Dear Professor, Any general statement involve quantifiers.
That is why they are called 'universal quantifiers'. The
'some' as existential one (There is some x, such that) imply the existance of some entity. I stated that I am able to logicaly anylise any statment made, not because I am smarter, but because I learned this from Frege. I spend more then 20 years for my study of Frege and am still learning. Frege nowhere mentioned 'contex'. It was Wittgenstein who made this 'reproach' to Frege but from their correspondence it is clear that Wittgenstein never
understud Frege's explanation of 'S is P' sentence form.
Wittgenstein used this sentence form his whole life with
as consequence that nobody knows what he realy meant.
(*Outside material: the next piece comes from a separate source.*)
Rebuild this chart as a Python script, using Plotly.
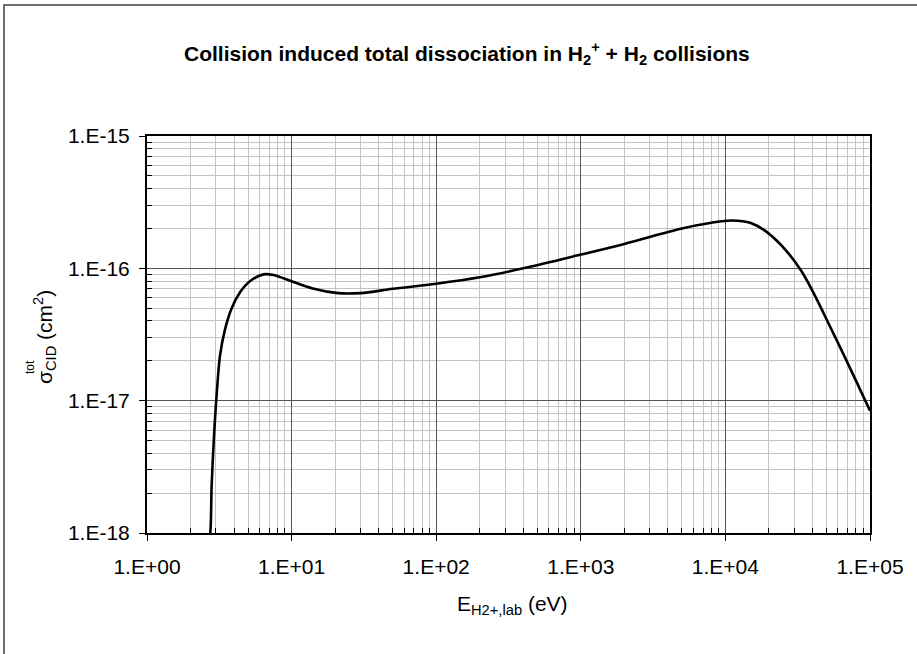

Ie with 'context' one can enter any forest or labyrinth of the so called 'çoncepts' as is so evident with Kant and Hegel.
Desperate to find the way out from all the concepts he invented Hegel concluded: there is the unity of the opposits and even the unity of the contradictory. This 'great' German philosopher had no idea what he was talking about. As Frege also explained : a concept is a fuction with one argument while the relation is a function with two or more arguments. Those functions are of course expressions containing varibles such that by replacing variables with 'names' one get an 'real sentence'. Frege was btw the first to state that the sentence and not the 'concept' or a word is the basis for any linquistic and scientific analysis.